While the constant use of mindfulness early in treatment may hypothetically interfere in some way w/ long-term retraining, it is certainly a very useful practice in many situations like when refocus in the moment is paramount. Being mindfully aware of thoughts also has the major benefit of preventing people from slipping back into responding to certain irrational thoughts as if they were real and/or of utility.

I know a lot of people may have an issue with framing mindfully releasing a thought in this way; however, I am not suggesting it is a form of suppression. With mindfulness of thoughts, there is an active acknowledgement and awareness of the thoughts, which separates it from suppression. However, when it is feasible, encouraging the patient to extensively retrain themselves with engaging in active grappling with irrational thoughts might be favorable before moving into a mindfulness-based approach.

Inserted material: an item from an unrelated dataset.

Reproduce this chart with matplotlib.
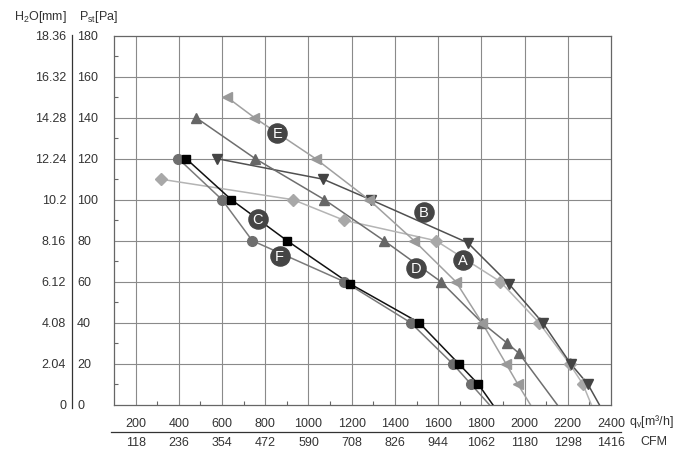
import numpy as np
import matplotlib
matplotlib.use("Agg")
from matplotlib import pyplot as plt
from matplotlib.transforms import blended_transform_factory

# fan curves, qv [m3/h] vs Pst [Pa]; last point is where the line meets 0 (no marker)
a_qv = [317, 929, 1164, 1590, 1888, 2067, 2208, 2270, 2309]
a_pst = [110, 100, 90, 80, 60, 40, 20, 10, 0]

b_qv = [577, 1068, 1288, 1737, 1927, 2084, 2213, 2293, 2346]
b_pst = [120, 110, 100, 79, 59, 40, 20, 10, 0]

c_qv = [434, 643, 901, 1192, 1512, 1695, 1786, 1853]
c_pst = [120, 100, 80, 59, 40, 20, 10, 0]

d_qv = [480, 754, 1074, 1350, 1613, 1803, 1920, 1975, 2151]
d_pst = [140, 120, 100, 80, 60, 40, 30, 25, 0]

e_qv = [623, 750, 1033, 1280, 1489, 1682, 1803, 1914, 1969, 2027]
e_pst = [150, 140, 120, 100, 80, 60, 40, 20, 10, 0]

f_qv = [398, 600, 740, 1166, 1473, 1667, 1752, 1837]
f_pst = [120, 100, 80, 60, 40, 20, 10, 0]

curve_labels = ["E", "C", "F", "B", "A", "D"]
label_qv = [856, 765, 866, 1535, 1713, 1497]
label_pst = [132.4, 90.6, 72.5, 94.1, 70.5, 66.9]

qv_ticks = [200, 400, 600, 800, 1000, 1200, 1400, 1600, 1800, 2000, 2200, 2400]
cfm_ticks = ["118", "236", "354", "472", "590", "708", "826", "944", "1062", "1180", "1298", "1416"]
pa_ticks = [0, 20, 40, 60, 80, 100, 120, 140, 160, 180]
mm_ticks = ["0", "2.04", "4.08", "6.12", "8.16", "10.2", "12.24", "14.28", "16.32", "18.36"]

plt.rcParams['font.family'] = ['Liberation Sans', 'DejaVu Sans']
txt = "#333333"
fs = 9

fig = plt.figure(figsize=(7, 4.64), dpi=100)
ax = fig.add_axes([114 / 700, 1 - 405.7 / 464, (611 - 114) / 700, (405.7 - 36.7) / 464])
ax.set_xlim(100, 2400)
ax.set_ylim(0, 180)

for x in qv_ticks[:-1]:
    ax.axvline(x, color="#8a8a8a", lw=0.8, zorder=1)
for y in pa_ticks[1:-1]:
    ax.axhline(y, color="#8a8a8a", lw=0.8, zorder=1)
for s in ax.spines.values():
    s.set_color("#666666")
    s.set_linewidth(0.9)

ax.set_xticks(np.arange(300, 2400, 200), minor=True)
ax.set_yticks(np.arange(10, 180, 20), minor=True)
ax.set_xticks([])
ax.set_yticks([])
ax.tick_params(which="minor", direction="in", length=3, width=0.8, color="#666666")
ax.set_xticklabels([], minor=True)
ax.set_yticklabels([], minor=True)

series = [
    (a_qv, a_pst, "#b4b4b4", "#a8a8a8", "D", 6),
    (b_qv, b_pst, "#505050", "#444444", "v", 7),
    (d_qv, d_pst, "#6e6e6e", "#666666", "^", 7),
    (e_qv, e_pst, "#a0a0a0", "#999999", "<", 7),
    (f_qv, f_pst, "#7a7a7a", "#6e6e6e", "o", 7),
    (c_qv, c_pst, "#111111", "#000000", "s", 6),
]
for qv, pst, lc, mc, mk, ms in series:
    ax.plot(qv, pst, color=lc, lw=1.1, zorder=3)
    ax.plot(qv[:-1], pst[:-1], ls="none", marker=mk, ms=ms, color=mc, zorder=4)

ax.scatter(label_qv, label_pst, s=190, color="#454545", zorder=5)
for lab, x, y in zip(curve_labels, label_qv, label_pst):
    ax.text(x, y, lab, color="white", fontsize=10.5, ha="center", va="center", zorder=6)

# left double scale
for p, mm in zip(pa_ticks, mm_ticks):
    yf = 1 - (405.7 - p / 180 * 369) / 464
    fig.text(66 / 700, yf, mm, ha="right", va="center", fontsize=fs, color=txt)
    fig.text(77 / 700, yf, str(p), ha="left", va="center", fontsize=fs, color=txt)
fig.add_artist(plt.Line2D([72 / 700, 72 / 700], [1 - 36 / 464, 1 - 409 / 464], color="#333333", lw=0.9))
fig.text(14 / 700, 1 - 17 / 464, r"H$_\mathregular{2}$O[mm]", ha="left", va="center", fontsize=fs, color=txt)
fig.text(79 / 700, 1 - 17 / 464, r"P$_\mathregular{st}$[Pa]", ha="left", va="center", fontsize=fs, color=txt)

# bottom double scale
tr = blended_transform_factory(ax.transData, fig.transFigure)
for q, cfm in zip(qv_ticks, cfm_ticks):
    ax.text(q, 1 - 424 / 464, str(q), transform=tr, ha="center", va="center", fontsize=fs, color=txt, clip_on=False)
    ax.text(q, 1 - 443 / 464, cfm, transform=tr, ha="center", va="center", fontsize=fs, color=txt, clip_on=False)
fig.add_artist(plt.Line2D([111 / 700, 621 / 700], [1 - 433 / 464, 1 - 433 / 464], color="#333333", lw=0.9))
fig.text(629 / 700, 1 - 422 / 464, r"q$_\mathregular{v}$[m³/h]", ha="left", va="center", fontsize=fs, color=txt)
fig.text(640 / 700, 1 - 442 / 464, "CFM", ha="left", va="center", fontsize=fs, color=txt)

fig.savefig("out.png", dpi=100)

It should be noted. however, that thought disputation may not be a particularly useful type of practice for people with Borderline Personality Disorder. In fact, for this population, it might be favorable to start with mindfulness of thoughts and thought defusion exercises. In fact, research I presented in 2006 at a conference in Chicago suggests that appraising thoughts might actually be a mechanism of change in Dialectical Behavior Therapy - a treatment for BPD that does not (really) use cognitive disputation. So that mindfulness of thoughts may foster their reappraisal naturally.